Problem ▸
How many lines of the material below contain the string "matplotlib"? Answer with the number and nothing else.

Dataset section ▸

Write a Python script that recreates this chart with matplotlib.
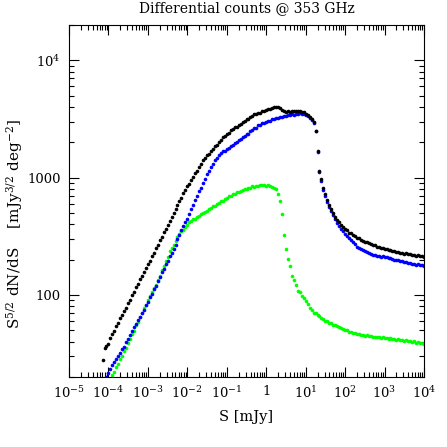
import numpy as np
import matplotlib
matplotlib.use('Agg')
import matplotlib.pyplot as plt
from matplotlib.ticker import LogLocator, FuncFormatter, NullFormatter

matplotlib.rcParams['font.family'] = 'DejaVu Serif'
matplotlib.rcParams['mathtext.fontset'] = 'dejavuserif'
matplotlib.rcParams['font.size'] = 9

nan = np.nan

# log10 of flux density S [mJy], bin centres
log_s = [
    -4.15, -4.10, -4.05, -4.00,
    -3.95, -3.90, -3.85, -3.80, -3.75, -3.70, -3.65, -3.60, -3.55, -3.50,
    -3.45, -3.40, -3.35, -3.30, -3.25, -3.20, -3.15, -3.10, -3.05, -3.00,
    -2.95, -2.90, -2.85, -2.80, -2.75, -2.70, -2.65, -2.60, -2.55, -2.50,
    -2.45, -2.40, -2.35, -2.30, -2.25, -2.20, -2.15, -2.10, -2.05, -2.00,
    -1.95, -1.90, -1.85, -1.80, -1.75, -1.70, -1.65, -1.60, -1.55, -1.50,
    -1.45, -1.40, -1.35, -1.30, -1.25, -1.20, -1.15, -1.10, -1.05, -1.00,
    -0.95, -0.90, -0.85, -0.80, -0.75, -0.70, -0.65, -0.60, -0.55, -0.50,
    -0.45, -0.40, -0.35, -0.30, -0.25, -0.20, -0.15, -0.10, -0.05, 0.00,
    0.05, 0.10, 0.15, 0.20, 0.25, 0.30, 0.35, 0.40, 0.45, 0.50,
    0.55, 0.60, 0.65, 0.70, 0.75, 0.80, 0.85, 0.90, 0.95, 1.00,
    1.05, 1.10, 1.15, 1.20, 1.25, 1.30, 1.35, 1.40, 1.45, 1.50,
    1.55, 1.60, 1.65, 1.70, 1.75, 1.80, 1.85, 1.90, 1.95, 2.00,
    2.05, 2.10, 2.15, 2.20, 2.25, 2.30, 2.35, 2.40, 2.45, 2.50,
    2.55, 2.60, 2.65, 2.70, 2.75, 2.80, 2.85, 2.90, 2.95, 3.00,
    3.05, 3.10, 3.15, 3.20, 3.25, 3.30, 3.35, 3.40, 3.45, 3.50,
    3.55, 3.60, 3.65, 3.70, 3.75, 3.80, 3.85, 3.90, 3.95, 4.00,
]

# log10 of S^5/2 dN/dS [mJy^3/2 deg^-2]
log_total = [
    1.445, 1.545, 1.566, 1.585,
    1.630, 1.668, 1.694, 1.733, 1.760, 1.801, 1.826, 1.866, 1.893, 1.934,
    1.960, 2.001, 2.026, 2.066, 2.092, 2.133, 2.160, 2.199, 2.226, 2.266,
    2.293, 2.332, 2.359, 2.399, 2.427, 2.466, 2.494, 2.533, 2.561, 2.600,
    2.628, 2.668, 2.696, 2.736, 2.763, 2.803, 2.830, 2.870, 2.892, 2.926,
    2.948, 2.982, 3.004, 3.038, 3.060, 3.094, 3.116, 3.150, 3.165, 3.190,
    3.204, 3.229, 3.243, 3.268, 3.282, 3.307, 3.321, 3.346, 3.355, 3.375,
    3.383, 3.403, 3.411, 3.429, 3.434, 3.451, 3.456, 3.473, 3.479, 3.497,
    3.502, 3.520, 3.526, 3.540, 3.540, 3.553, 3.553, 3.566, 3.565, 3.578,
    3.584, 3.585, 3.597, 3.598, 3.605, 3.598, 3.592, 3.576, 3.572, 3.563,
    3.567, 3.562, 3.567, 3.564, 3.569, 3.566, 3.567, 3.558, 3.556, 3.546,
    3.535, 3.518, 3.497, 3.472, 3.400, 3.225, 3.058, 2.988, 2.915, 2.862,
    2.812, 2.768, 2.730, 2.696, 2.668, 2.643, 2.620, 2.600, 2.582, 2.564,
    2.550, 2.532, 2.524, 2.509, 2.503, 2.489, 2.483, 2.469, 2.464, 2.453,
    2.450, 2.439, 2.436, 2.426, 2.423, 2.412, 2.410, 2.400, 2.400, 2.392,
    2.392, 2.384, 2.383, 2.375, 2.375, 2.367, 2.367, 2.359, 2.360, 2.353,
    2.354, 2.347, 2.349, 2.342, 2.343, 2.336, 2.338, 2.331, 2.333, 2.327,
]

log_blue = [
    nan, nan, 1.300, 1.332,
    1.367, 1.400, 1.433, 1.452, 1.483, 1.502, 1.536, 1.560, 1.596, 1.622,
    1.662, 1.690, 1.728, 1.752, 1.789, 1.813, 1.849, 1.874, 1.914, 1.941,
    1.981, 2.008, 2.048, 2.079, 2.123, 2.155, 2.195, 2.222, 2.262, 2.289,
    2.328, 2.356, 2.395, 2.423, 2.473, 2.512, 2.557, 2.584, 2.623, 2.651,
    2.689, 2.733, 2.765, 2.809, 2.840, 2.883, 2.914, 2.958, 2.989, 3.031,
    3.055, 3.091, 3.115, 3.148, 3.165, 3.195, 3.207, 3.224, 3.229, 3.246,
    3.251, 3.269, 3.276, 3.295, 3.302, 3.321, 3.328, 3.346, 3.352, 3.370,
    3.376, 3.395, 3.402, 3.421, 3.427, 3.446, 3.452, 3.463, 3.463, 3.475,
    3.483, 3.486, 3.500, 3.501, 3.511, 3.509, 3.519, 3.516, 3.526, 3.523,
    3.533, 3.530, 3.539, 3.535, 3.543, 3.539, 3.547, 3.542, 3.545, 3.536,
    3.527, 3.512, 3.492, 3.468, 3.395, 3.215, 3.045, 2.970, 2.895, 2.842,
    2.792, 2.750, 2.712, 2.678, 2.648, 2.617, 2.590, 2.565, 2.542, 2.522,
    2.505, 2.484, 2.470, 2.448, 2.434, 2.413, 2.404, 2.390, 2.385, 2.372,
    2.368, 2.356, 2.353, 2.343, 2.342, 2.334, 2.334, 2.327, 2.328, 2.321,
    2.320, 2.312, 2.311, 2.303, 2.302, 2.294, 2.294, 2.286, 2.286, 2.278,
    2.278, 2.271, 2.272, 2.265, 2.266, 2.259, 2.260, 2.252, 2.253, 2.246,
]

log_green = [
    nan, nan, nan, nan,
    nan, 1.318, 1.347, 1.386, 1.415, 1.455, 1.481, 1.520, 1.550, 1.593,
    1.624, 1.666, 1.697, 1.740, 1.771, 1.814, 1.845, 1.888, 1.918, 1.961,
    1.995, 2.022, 2.061, 2.087, 2.130, 2.165, 2.211, 2.246, 2.292, 2.327,
    2.373, 2.399, 2.430, 2.457, 2.495, 2.519, 2.545, 2.557, 2.583, 2.599,
    2.620, 2.627, 2.644, 2.649, 2.666, 2.672, 2.690, 2.695, 2.711, 2.715,
    2.734, 2.739, 2.757, 2.761, 2.778, 2.783, 2.800, 2.805, 2.821, 2.826,
    2.843, 2.846, 2.863, 2.863, 2.876, 2.877, 2.890, 2.891, 2.902, 2.902,
    2.914, 2.914, 2.925, 2.922, 2.931, 2.928, 2.937, 2.934, 2.941, 2.933,
    2.934, 2.930, 2.922, 2.915, 2.905, 2.862, 2.797, 2.690, 2.510, 2.390,
    2.308, 2.245, 2.160, 2.128, 2.085, 2.035, 2.024, 1.995, 1.972, 1.950,
    1.925, 1.893, 1.875, 1.850, 1.846, 1.832, 1.825, 1.805, 1.798, 1.779,
    1.776, 1.762, 1.760, 1.747, 1.746, 1.733, 1.730, 1.715, 1.712, 1.698,
    1.698, 1.687, 1.688, 1.677, 1.679, 1.669, 1.671, 1.661, 1.663, 1.654,
    1.657, 1.648, 1.651, 1.642, 1.646, 1.638, 1.642, 1.634, 1.638, 1.630,
    1.634, 1.627, 1.631, 1.623, 1.627, 1.619, 1.623, 1.615, 1.619, 1.612,
    1.617, 1.608, 1.611, 1.602, 1.604, 1.595, 1.597, 1.587, 1.589, 1.580,
]

S = 10 ** np.array(log_s)
counts_total = 10 ** np.array(log_total, dtype=float)
counts_blue = 10 ** np.array(log_blue, dtype=float)
counts_green = 10 ** np.array(log_green, dtype=float)

fig = plt.figure(figsize=(4.47, 4.47), dpi=100)
ax = fig.add_axes([0.1544, 0.1566, 0.7942, 0.7875])

ms = 2.6
ax.plot(S, counts_green, 'o', color='#00ff00', ms=ms, mew=0)
ax.plot(S, counts_blue, 'o', color='#0000ff', ms=ms, mew=0)
ax.plot(S, counts_total, 'o', color='black', ms=ms, mew=0)

ax.set_xscale('log')
ax.set_yscale('log')
ax.set_xlim(1e-5, 1e4)
ax.set_ylim(20, 2e4)

ax.xaxis.set_major_locator(LogLocator(base=10, numticks=20))
ax.xaxis.set_minor_locator(LogLocator(base=10, subs=np.arange(2, 10), numticks=20))
ax.yaxis.set_major_locator(LogLocator(base=10, numticks=20))
ax.yaxis.set_minor_locator(LogLocator(base=10, subs=np.arange(2, 10), numticks=20))


def xfmt(v, pos):
    e = int(round(np.log10(v)))
    return '1' if e == 0 else r'$10^{%d}$' % e


def yfmt(v, pos):
    e = int(round(np.log10(v)))
    return r'$10^{%d}$' % e if e >= 4 else '%d' % round(v)


ax.xaxis.set_major_formatter(FuncFormatter(xfmt))
ax.yaxis.set_major_formatter(FuncFormatter(yfmt))
ax.xaxis.set_minor_formatter(NullFormatter())
ax.yaxis.set_minor_formatter(NullFormatter())

ax.tick_params(which='both', direction='in', top=True, right=True, width=0.8)
ax.tick_params(which='major', length=7, pad=6, labelsize=9.5)
ax.tick_params(which='minor', length=3.5)
for sp in ax.spines.values():
    sp.set_linewidth(0.8)

ax.set_title('Differential counts @ 353 GHz', fontsize=10, pad=9)
ax.set_xlabel('S [mJy]', fontsize=10.5, labelpad=6)
ax.set_ylabel(r'S$^{5/2}$ dN/dS    [mJy$^{3/2}$ deg$^{-2}$]', fontsize=11)
ax.yaxis.set_label_coords(-0.125, 0.435)

fig.savefig('out.png', dpi=100)
plt.close(fig)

Correct response ▸
8